Passing on to a consideration of the merits of this controversy, the situation may be thus briefly stated. The state, pursuant to the provisions of the challenged acts, has levied an annual tax upon plaintiff in addition to all other taxes paid by it of 2 per cent, of its gross receipts from its business measured by its gross receipts both from its intrastate business and its interstate business, allocable to Louisiana on a mileage basis, subject to a credit of that portion of the tax levied on the receipts of plaintiff from its interstate business of the amount paid by plaintiff as ad valorem taxes for state purposes during the calendar year. Plaintiff contends that the state is without power or authority to levy a tax, in addition to other taxes paid by plaintiff, on the gross receipts derived from its interstate business and maintains that such power is vested exclusively in the Congress of the United States by clause 3, § 8, art. 1 of the Constitution of the United States.

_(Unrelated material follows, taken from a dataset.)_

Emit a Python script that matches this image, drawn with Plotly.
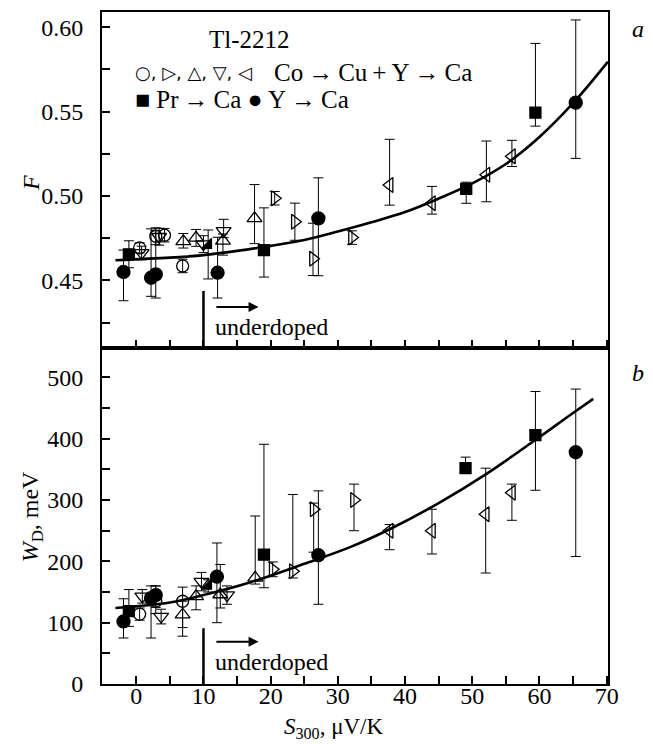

The tax in question is not a lieu tax or property tax; the scope and purport of the acts are too obvious to admit such a view. It is clearly a license tax and it is so denominated. Such a tax on gross receipts derived from interstate commerce have received the condemnation of the court. Meyer, Auditor of the State of Oklahoma, v. Wells Fargo & Company, 223 U.S. 298, 32 S.Ct. 218, 56 L.Ed. 445; Galveston, Harrisburg & San Antonio Ry. Co. v. Texas, 210 U.S. 217, 28 S.Ct. 638, 52 L.Ed. 1031. And the only question presented here over and above what was considered in the two cases, supra, is whether or not the objectionable features of this type of legislation have been overcome by that provision of the statutes which authorize the deduction. We think not. Here there is a levying directly upon the gross receipts as such from interstate commerce. The tax in question is invalid, as constituting a direct burden on interstate commerce, the regulation of which belongs to Congress. Cooney v. Mountain States Tel. & Teleg. Co., 294 U.S. 384, 55 S.Ct. 477, 79 L.Ed. 934.

Let a decree be prepared and presented in accordance herewith.